Wilde's young king wore a 'leathern tunic' and a 'rough sheepskin cloak' and when his page asks him 'but where is thy crown?', he 'plucked a spray of wild briar', and 'made a circlet of it, and set it on his own head' (pp. 20-21). In the book illustration he is seen on the back.

Charles Ricketts, decoration for Oscar Wilde, 
A House of Pomegranates (1891, p. 59)

For the book Ricketts also designed several roundel devices, some of which were used a few times. This device of a rose, a heart and thorny rose branches was used solely on page 59. 

Charles Ricketts, illustration for Oscar Wilde, 
A House of Pomegranates (1891, p. 149)

Even more thorny branches are depicted in an illustration for Wilde's story 'The Star-Child'. This illustration of the star-child and the hare in a trap (p. 149) is signed by Ricketts: 'CR inv et del.'

In the case of this book by Wilde, attention is often focused solely on Shannon's plates (because of their technique and its partly unsuccessful execution in Paris), but Ricketts' illustrations are worth a closer look, if only because they can be divided into six types (excluding the decorative binding). There are decorative endpapers, chapter devices, illustrations, marginal circular devices, pomegranate ornaments and initials. 

Charles Ricketts, original drawing in a copy of
Paul Verlaine, Romances sand paroles (1877)

The words in the original drawing 'J'ai planté un arbre d'amour' do not refer to a line by Verlaine, but to the first line of the 18th ballad by François Villon: 'J’ay ung arbre de la plante d’amours'.

The whereabouts of Verlaine's book with Ricketts's drawings is unknown.

Wednesday, May 15, 2024

667. Edward Woodville Ricketts's Album

Charles Ricketts was not fond of his father, but his grandfather was a different story. His house was hung full of art that Ricketts remembered many years later. Edward Woodville Ricketts (1808-1895) was also a skilled draftsman as we saw almost 140 blogs ago: he made an etching depicting the bell tower of Seville (read blog 528: Ricketts Grandfather in Seville). 

Yesterday, another 302 pencil and pen drawings and watercolour paintings came up for auction at  Chiswick Auctions, all demonstrating his talent.

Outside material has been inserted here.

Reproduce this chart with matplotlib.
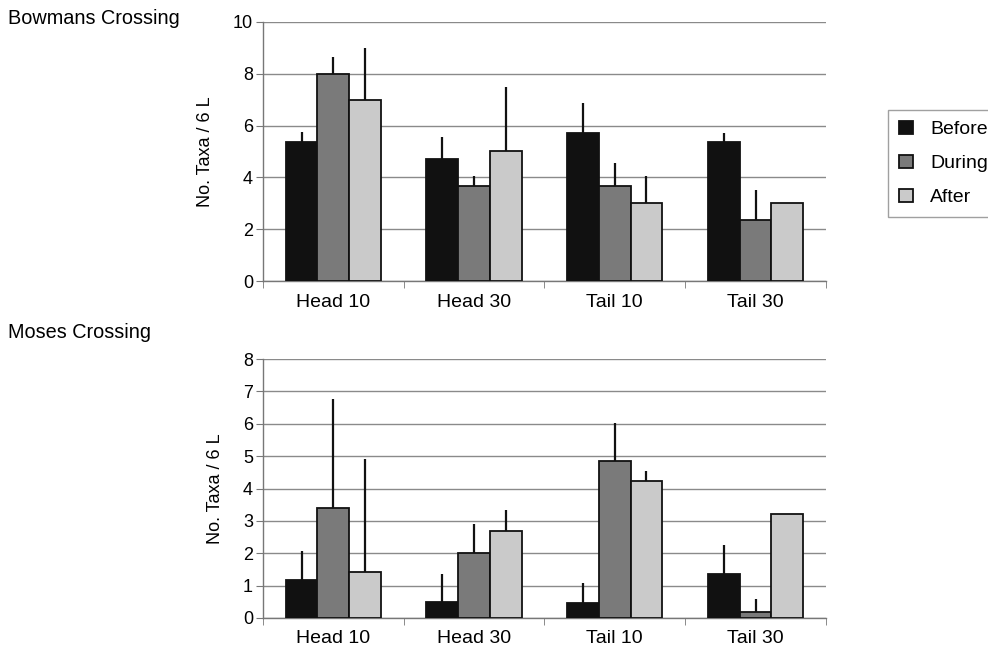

Edward Woodville Ricketts, Album (c.1829-1860s)
[Chiswick Auctions, 14 May 2024]

The album contains 152 sheets on which most of the drawings are mounted, often several on a sheet, sometimes folding panoramas, while some drawings are loosely inserted. The album captures several of Ricketts's travels. There are landscapes, panoramas, coastal views and images of ships (grandfather Ricketts was a keen yachtsman).

Edward Woodville Ricketts, Album (c.1829-1860s)
[Chiswick Auctions, 14 May 2024]


But there are also portraits, costume drawings and images of architecture and plants. Some travel destinations were in Spain: Madrid, Toledo, Seville - as we saw earlier - Alameida, The Alhambra, Alhama, Loxa, Gaucin (with a view of Gibraltar and Africa), Algeciras, Ceuta, Tarifa, and Ricketts travelled on to Morocco where he drew the mosque of Tangier. This was a 1833 journey.

Edward Woodville Ricketts, Album (c.1829-1860s)
[Chiswick Auctions, 14 May 2024]

There are drawings of steam locomotives at Liverpool, of Bala Lake, the lighthouses at Pierhead, portraits of horses, ships that are firing salutes, and a view of Dover Castle.

Edward Woodville Ricketts, Album (c.1829-1860s)
[Chiswick Auctions, 14 May 2024]

Ricketts also made drawings in Smyrna (now Izmir), Athens, Rouen, Nice, of the Mont Blanc, the Eiger and even of a Dutch gunboat seen in 1849. The album was estimated at £500 - £700. It sold for £750.